Dans une entreprise, un effort se propage et s’amplifie par la hiérarchie. Mais aujourd’hui on ne peut pas demander à la hiérarchie des administrations de conduire une réforme. Trop souvent elle a perdu pratiquement tous ses pouvoirs, à tous les niveaux, au profit des services centraux, des syndicats, des cabinets ministériels. Comment manœuvrer ce gigantesque corps sans armature ? Avant tout, il faut rendre ses pouvoirs normaux à la hiérarchie.
Cela dit on ne peut pas compter seulement sur le bon vouloir, le sens de l’honneur des fonctionnaires. Le tableau n’est pas complet sans examen du contrôle de l’administration par les élus, dont c’est en principe une fonction majeure. Deuxième nœud gordien : ce contrôle a été neutralisé.
Rendre le pouvoir à la hiérarchie
Lui donner des objectifs et des outils comptables ; informer, sanctionner ; enfin respecter les quelques règles saines de conduite des affaires humaines.
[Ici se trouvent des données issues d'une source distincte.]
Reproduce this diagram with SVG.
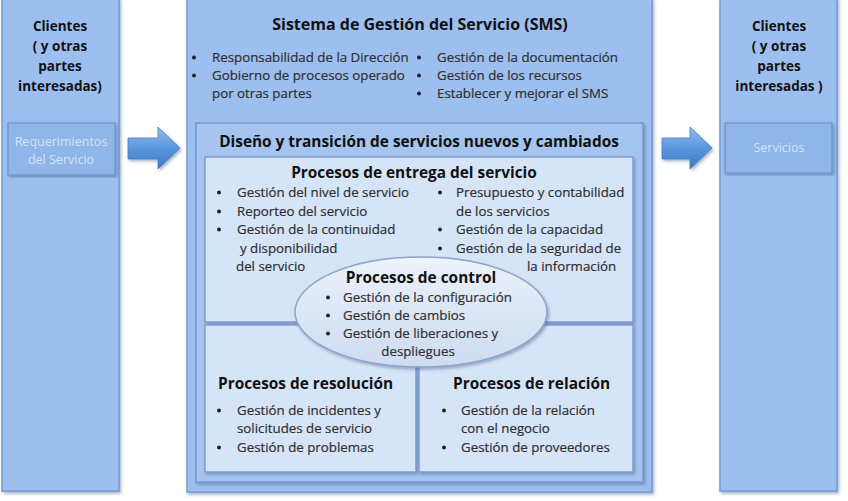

Tout groupe humain, qui non seulement existe et se perpétue mais a un but, toute équipe de sport, tout commerce, toute industrie, est organisé avec une hiérarchie qui le conduit, qui est responsable et est dotée des pouvoirs qui vont avec la responsabilité. Bien sûr, il y a une hiérarchie dans l’administration ; mais on sait que ses pouvoirs normaux, indispensables, son autorité, ont été rognés, brisés, réduits à rien, par un maquis de règlements et par les empiétements des syndicats. Sauf en partie chez les militaires et la police, où l’autorité de la hiérarchie est imposée par les dangers, et qui précisément ont montré leur capacité à se réformer.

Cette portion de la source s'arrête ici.